Lines holding the string "chart" are the ones to copy from this listing.

Data provided:
--*--

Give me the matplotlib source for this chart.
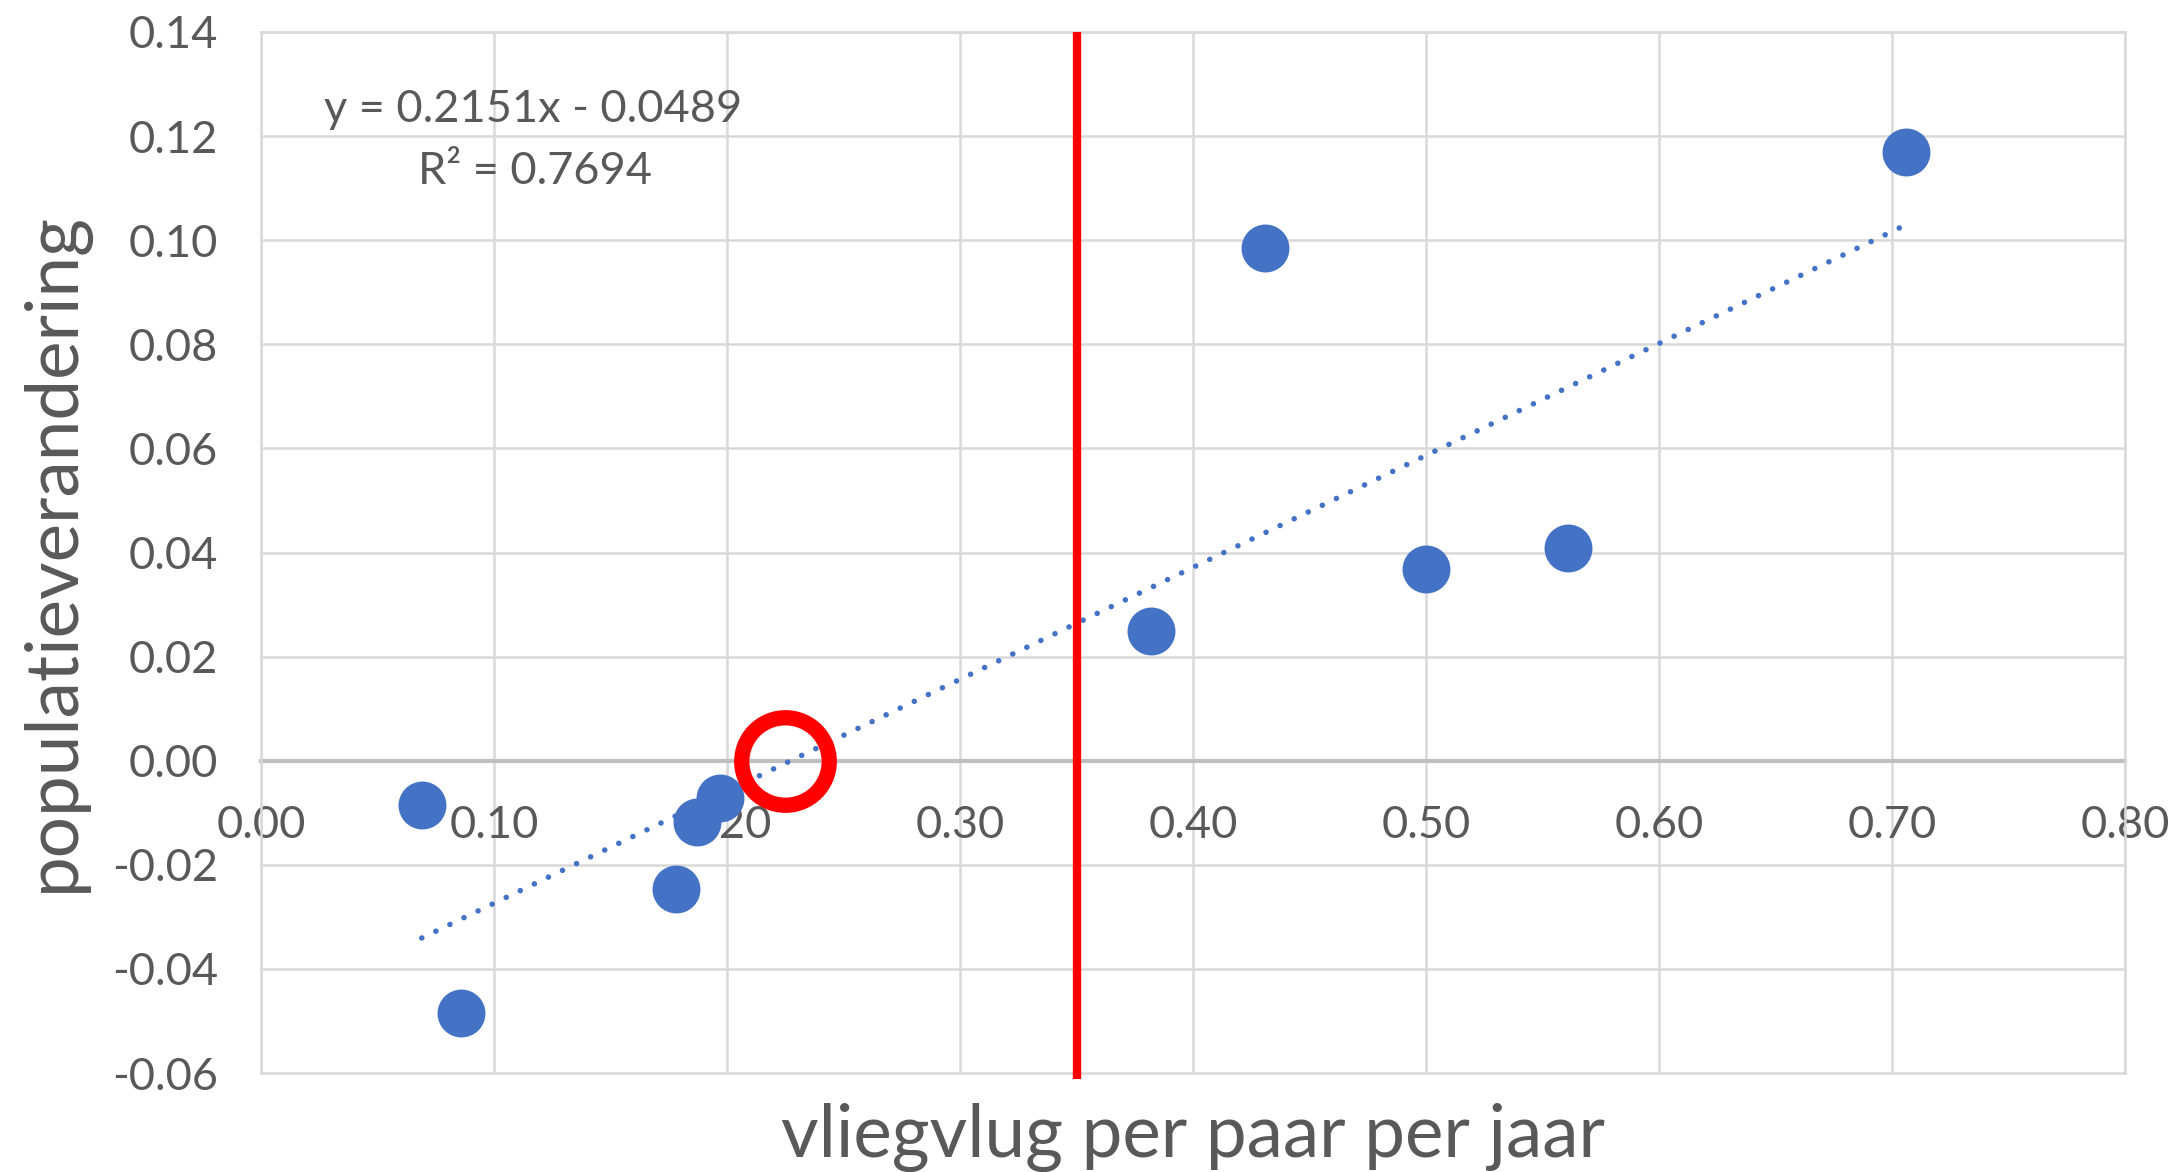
import matplotlib
matplotlib.use("Agg")
import matplotlib.pyplot as plt
import numpy as np

# data
vliegvlug = [0.069, 0.086, 0.178, 0.187, 0.197, 0.382, 0.431, 0.500, 0.561, 0.706]
populatie = [-0.0086, -0.0485, -0.0247, -0.0118, -0.0071, 0.0249, 0.0985, 0.0369, 0.0409, 0.117]
slope, intercept = 0.2151, -0.0489
r2 = 0.7694
grens = 0.35            # red vertical line
nulpunt = (0.225, 0.0)  # red circle

xticks = [0.0, 0.1, 0.2, 0.3, 0.4, 0.5, 0.6, 0.7, 0.8]
yticks = [-0.06, -0.04, -0.02, 0.0, 0.02, 0.04, 0.06, 0.08, 0.10, 0.12, 0.14]

txt = '#595959'
blauw = '#4472C4'
grid_c = '#D9D9D9'

plt.rcParams['font.family'] = ['Lato', 'DejaVu Sans']

fig = plt.figure(figsize=(21.83, 11.72), dpi=100)
ax = fig.add_axes([261/2183, 1 - 1073/1172, 1864/2183, 1041/1172])

ax.set_xlim(0, 0.8)
ax.set_ylim(-0.06, 0.14)
ax.set_xticks(xticks)
ax.set_yticks(yticks)
ax.set_xticklabels(['%.2f' % v for v in xticks])
ax.set_yticklabels(['%.2f' % v for v in yticks])

ax.grid(True, color=grid_c, linewidth=1.8, zorder=0)
for gl in ax.xaxis.get_gridlines() + ax.yaxis.get_gridlines():
    gl.set_clip_on(False)
ax.set_axisbelow(True)

for s in ['top', 'left', 'right']:
    ax.spines[s].set_color(grid_c)
    ax.spines[s].set_linewidth(1.8)
ax.spines['bottom'].set_position(('data', 0))
ax.spines['bottom'].set_color('#BFBFBF')
ax.spines['bottom'].set_linewidth(3)
ax.spines['bottom'].set_zorder(1)

ax.tick_params(axis='both', length=0, labelsize=32.5, labelcolor=txt)
ax.tick_params(axis='y', pad=31)
ax.tick_params(axis='x', pad=32)

# trendline
xs = np.array([min(vliegvlug), max(vliegvlug)])
ax.plot(xs, slope * xs + intercept, color=blauw, lw=4,
        linestyle=(0, (0.01, 2.8)), dash_capstyle='round', zorder=2)

ax.scatter(vliegvlug, populatie, s=34.5**2, color=blauw, zorder=3, linewidths=0)

ax.axvline(grens, ymin=-0.006, ymax=1, color='#FF0000', lw=6, clip_on=False,
           solid_capstyle='butt', zorder=4)
ax.plot([nulpunt[0]], [nulpunt[1]], marker='o', markersize=63, markerfacecolor='none',
        markeredgecolor='#FF0000', markeredgewidth=11, zorder=5)

ax.text(0.146, 0.926, 'y = %.4fx - %.4f' % (slope, -intercept), transform=ax.transAxes,
        ha='center', va='center', fontsize=32.5, color=txt)
ax.text(0.147, 0.866, 'R² = %.4f' % r2, transform=ax.transAxes,
        ha='center', va='center', fontsize=32.5, color=txt)

ax.set_xlabel('vliegvlug per paar per jaar', fontsize=52.5, color=txt)
ax.xaxis.set_label_coords(0.5, -0.062)
ax.xaxis.label.set_verticalalignment('center')
ax.set_ylabel('populatieverandering', fontsize=52.5, color=txt)
ax.yaxis.set_label_coords(-0.111, 0.5)
ax.yaxis.label.set_verticalalignment('center')

fig.savefig('out.png', dpi=100)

--*--

Task response:
Give me the matplotlib source for this chart.

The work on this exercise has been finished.